This is, I'm sure, butchering the details to some degree or another, but in brief:
Piketty's primary thesis is that as the rate of return on capital grows, so too does inequality between holders of capital and the lower classes. The rate of return on capital has been increasing steadily since the start of the industrial revolution. In order to reduce inequality without abolishing our entire system of economy and government, the most obvious lever is to reduce the rate of return on capital. The most obvious way to do that is to tax it.
Specifically, he calls for a global tax on all capital, regardless of whether it's real estate, financial assets, homes, bonds, bank accounts. That way people can't get around it by shifting their assets overseas or into different forms.
Obviously this would be difficult to implement, but it can be done by individual states, then countries, then by groups like the EU, etc.
I think this is impossible to implement without a significant fraction of the G-8 or G-20 countries electing technocrats to office.
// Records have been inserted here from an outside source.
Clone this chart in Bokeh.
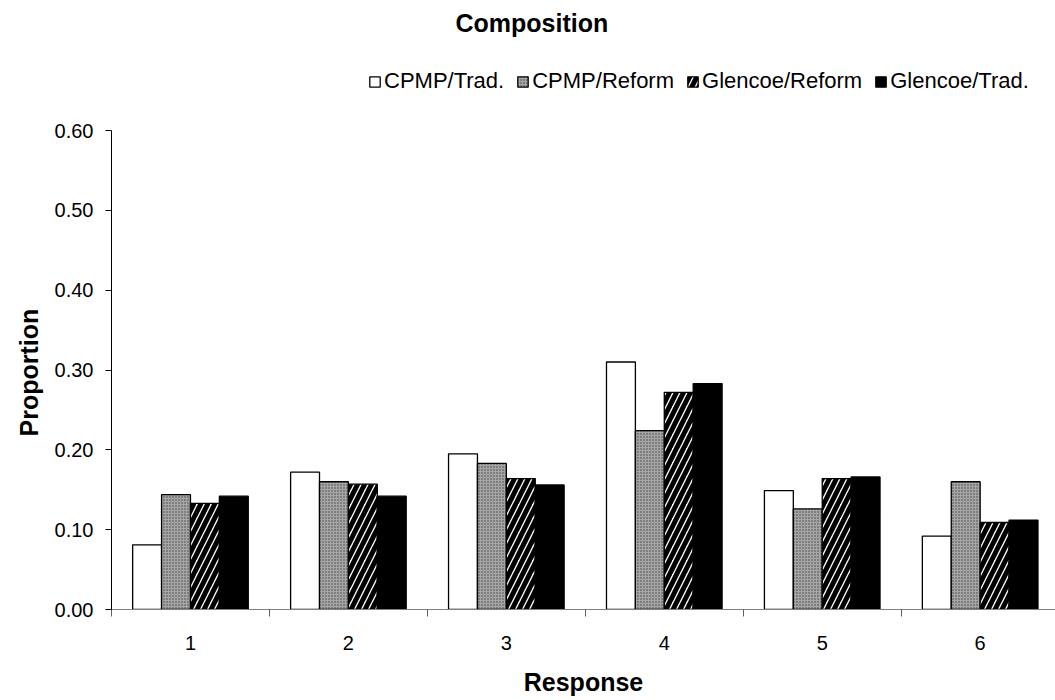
from bokeh.plotting import figure
from bokeh.models import ColumnDataSource, FixedTicker, Legend, LegendItem, Title, Range1d
from bokeh.transform import dodge
from bokeh.embed import file_html
from bokeh.resources import INLINE

responses = [1, 2, 3, 4, 5, 6]
series = ["CPMP/Trad.", "CPMP/Reform", "Glencoe/Reform", "Glencoe/Trad."]
cpmp_trad = [0.081, 0.172, 0.195, 0.310, 0.149, 0.092]
cpmp_reform = [0.144, 0.160, 0.183, 0.224, 0.126, 0.160]
glencoe_reform = [0.133, 0.157, 0.164, 0.272, 0.164, 0.109]
glencoe_trad = [0.142, 0.142, 0.156, 0.283, 0.166, 0.112]
y_ticks = [0.0, 0.1, 0.2, 0.3, 0.4, 0.5, 0.6]

src = ColumnDataSource(dict(x=responses, a=cpmp_trad, b=cpmp_reform,
                            c=glencoe_reform, d=glencoe_trad))

FONT = "Liberation Sans"
TOP = 40          # frame top in px
BOTTOM = 609      # y=0 in px
PX_PER_UNIT = (609 - 130) / 0.6
y_end = 0.6 + (130 - TOP) / PX_PER_UNIT

p = figure(width=1055, height=700, output_backend="svg", toolbar_location=None,
           x_range=Range1d(0.5, 6.477), y_range=Range1d(0, y_end), title=None,
           min_border_left=111, min_border_right=0, min_border_top=TOP,
           min_border_bottom=700 - BOTTOM)
p.outline_line_color = None
p.grid.visible = False
p.background_fill_color = "white"
p.border_fill_color = "white"

w = 0.183
style = dict(line_color="black", line_width=1.3)
r1 = p.vbar(x=dodge("x", -1.5 * w), top="a", width=w, source=src,
            fill_color="white", **style)
r2 = p.vbar(x=dodge("x", -0.5 * w), top="b", width=w, source=src,
            fill_color="#a6a6a6", hatch_pattern="dot", hatch_color="#404040",
            hatch_scale=3, hatch_weight=1, **style)
r3 = p.vbar(x=dodge("x", 0.5 * w), top="c", width=w, source=src,
            fill_color="white", hatch_pattern="right_diagonal_line",
            hatch_color="black", hatch_scale=14, hatch_weight=5, **style)
r4 = p.vbar(x=dodge("x", 1.5 * w), top="d", width=w, source=src,
            fill_color="black", **style)

# x axis: labels at centers, ticks at category boundaries
xa = p.xaxis[0]
xa.ticker = FixedTicker(ticks=responses,
                        minor_ticks=[r + 0.5 for r in responses[:-1]] + [0.5])
xa.major_tick_line_color = None
xa.major_tick_out = 0
xa.minor_tick_in = 0
xa.minor_tick_out = 7
xa.minor_tick_line_color = "#606060"
xa.axis_line_color = "#808080"
xa.major_label_text_font = FONT
xa.major_label_text_font_size = "20px"
xa.major_label_text_color = "black"
xa.major_label_standoff = 19
xa.axis_label = "Response"
xa.axis_label_text_font = FONT
xa.axis_label_text_font_size = "25px"
xa.axis_label_text_font_style = "bold"
xa.axis_label_text_color = "black"
xa.axis_label_standoff = 15

ya = p.yaxis[0]
ya.bounds = (0, 0.6)
ya.ticker = FixedTicker(ticks=y_ticks, minor_ticks=[])
ya.major_label_overrides = {t: f"{t:.2f}" for t in y_ticks}
ya.major_tick_in = 0
ya.major_tick_out = 6
ya.major_tick_line_color = "black"
ya.axis_line_color = "black"
ya.major_label_text_font = FONT
ya.major_label_text_font_size = "20px"
ya.major_label_text_color = "black"
ya.major_label_standoff = 12

# y-axis title, centred on the 0..0.6 span rather than the whole frame
ytitle = Title(text="Proportion", align="left", offset=609 - 436,
               text_font=FONT, text_font_size="25px", text_font_style="bold",
               text_color="black", standoff=18)
p.add_layout(ytitle, "left")

legend = Legend(items=[LegendItem(label=series[0], renderers=[r1]),
                       LegendItem(label=series[1], renderers=[r2]),
                       LegendItem(label=series[2], renderers=[r3]),
                       LegendItem(label=series[3], renderers=[r4])],
                orientation="horizontal",
                location=(368 - 111, BOTTOM - 84 - 10),
                glyph_width=13, glyph_height=13, label_standoff=3,
                spacing=12, padding=0, margin=0, label_height=20,
                label_text_font=FONT, label_text_font_size="22px",
                label_text_color="black",
                border_line_color=None, background_fill_alpha=0)
p.add_layout(legend, "center")

p.title = Title(text="Composition", align="left", offset=455 - 111,
                text_font=FONT, text_font_size="25px", text_font_style="bold",
                text_color="black", standoff=8)

open("out.html", "w").write(file_html(p, INLINE))
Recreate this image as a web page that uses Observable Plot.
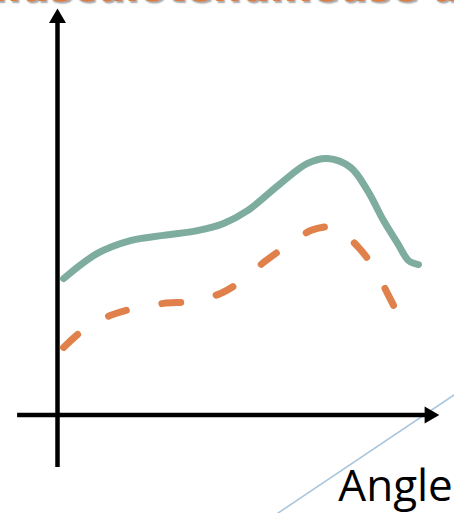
<!DOCTYPE html>
<html>
<head>
<meta charset="utf-8">
<script src="https://cdn.jsdelivr.net/npm/d3@7"></script>
<script src="https://cdn.jsdelivr.net/npm/@observablehq/plot@0.6"></script>
<style>
  html, body { margin: 0; padding: 0; background: #fff; overflow: hidden; }
  #chart svg { display: block; overflow: visible; }
</style>
</head>
<body>
<div id="chart"></div>
<script>
// Passive (solid) force curve across the joint angle
const passiveAngle = [1.6, 10.5, 19.2, 27.9, 36.8, 43.7, 50.0, 58.7, 65.8, 71.1, 77.1, 81.6, 85.8, 89.5, 92.4, 95.0];
const passiveForce = [34.1, 40.4, 43.6, 44.9, 46.1, 47.9, 51.1, 57.9, 62.9, 64.1, 61.9, 56.1, 48.6, 42.9, 38.6, 37.6];

// Active (dashed) force curve across the joint angle
const activeAngle = [1.6, 6.6, 13.9, 20.0, 27.9, 35.0, 42.9, 48.2, 54.2, 60.0, 66.6, 71.1, 73.2, 79.2, 83.2, 87.1, 90.0];
const activeForce = [16.9, 21.1, 24.9, 26.6, 27.9, 28.4, 30.4, 33.4, 38.1, 42.1, 46.1, 47.1, 46.9, 41.9, 36.9, 29.9, 24.4];

const titleText = "Force musculotendineuse active";
const xLabel = "Angle";

const passive = passiveAngle.map((a, i) => ({angle: a, force: passiveForce[i]}));
const active = activeAngle.map((a, i) => ({angle: a, force: activeForce[i]}));

const green = "#7eada0";
const orange = "#e0804a";

const chart = Plot.plot({
  width: 454,
  height: 513,
  marginLeft: 57,
  marginRight: 17,
  marginTop: 14.5,
  marginBottom: 98.5,
  x: {domain: [0, 100], axis: null},
  y: {domain: [0, 100], axis: null},
  marks: [
    // thin decorative diagonal
    Plot.link([0], {x1: 57.9, y1: -24.6, x2: 104.5, y2: 5.1, stroke: "#a9c6de", strokeWidth: 1.6}),
    // axes with filled arrowheads
    Plot.ruleX([0], {y1: -13.1, y2: 98.7, stroke: "#000", strokeWidth: 4.5}),
    Plot.ruleY([0], {x1: -10.5, x2: 97.9, stroke: "#000", strokeWidth: 4.5}),
    Plot.dot([0], {x: 0, y: 99.2, symbol: "triangle", r: 6.3, fill: "#000", stroke: null}),
    Plot.dot([0], {x: 97.9, y: 0, symbol: "triangle", r: 6.3, rotate: 90, fill: "#000", stroke: null}),
    // curves
    Plot.line(passive, {x: "angle", y: "force", curve: "catmull-rom", stroke: green, strokeWidth: 7, strokeLinecap: "round"}),
    Plot.line(active, {x: "angle", y: "force", curve: "catmull-rom", stroke: orange, strokeWidth: 7, strokeLinecap: "round", strokeDasharray: "19,36"}),
    // heading
    Plot.text([titleText], {x: -56.8, y: 103.5, text: d => d, textAnchor: "start", lineAnchor: "bottom", fill: "#e07b3f", fontFamily: "DejaVu Sans", fontWeight: "bold", fontSize: 40}),
    // axis label
    Plot.text([xLabel], {x: 73.9, y: -21.6, text: d => d, textAnchor: "start", lineAnchor: "bottom", fill: "#000", fontFamily: "Open Sans", fontSize: 44})
  ]
});

// soft drop shadow under the heading
d3.select(chart).selectAll("text")
  .filter(function() { return this.textContent === titleText; })
  .style("text-shadow", "1.5px 1.5px 1.5px rgba(110,110,110,0.6)");

document.getElementById("chart").append(chart);
</script>
</body>
</html>
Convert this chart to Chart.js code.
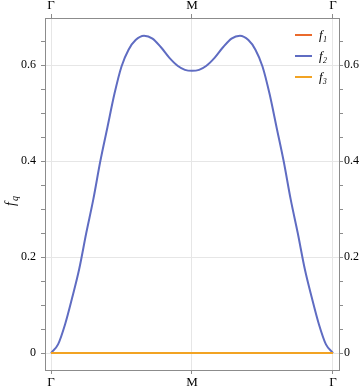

Right now I'm envisioning Merkel and Macron asking themselves what on earth is happening in the rest of the West, especially in the wake of the election results in Italy over the past couple of days.
> “If we take out housing and pensions [which in another part of the article we observe 'those two categories comprise most of the so-called wealth of most Americans'] and calculate just the shares of financial or business wealth — and, thus, equities, fixed-income claims, and business assets — the degree of inequality is much, much worse.
So, if we take out the first two elements of the American dream and likely the first two items that Americans save for, which we've discovered represent most of the wealth of the middle and upper middle class, we find that the remaining wealth is even more unequal.
Basic housing and a sense of security are things that we should like all of our citizens to have access to.
I don't see that it's particularly unreasonable to remove those costs from consideration when we consider a person's wealth. Sure, they are enormous assets for the individual. But if the individual didn't need a place to sleep, it would be a gobsmackingly terrible investment to put most of your life's earnings into one basket like that. It's an investment made under duress, and the anticipated appreciation in value comes from the fact that future generations will be similarly forced.
It would make some sense to subtract off a fixed amount for "basic housing" and another for a basic pension.
But that's not what Ruccio wants to do. He wants to exclude all housing and pension wealth. That's crazy! It means that given two people in the exact same financial situation, if one of them decides they want to spend more of their money on a really nice house (or a house somewhere really expensive) then suddenly that person is -- for the purposes of Ruccio's calculations -- much poorer. Likewise if one of them decides they want to move a load of their money into (tax-efficient) pension funds. Nonsense: this reflects a difference in priorities and preferences, not in wealth.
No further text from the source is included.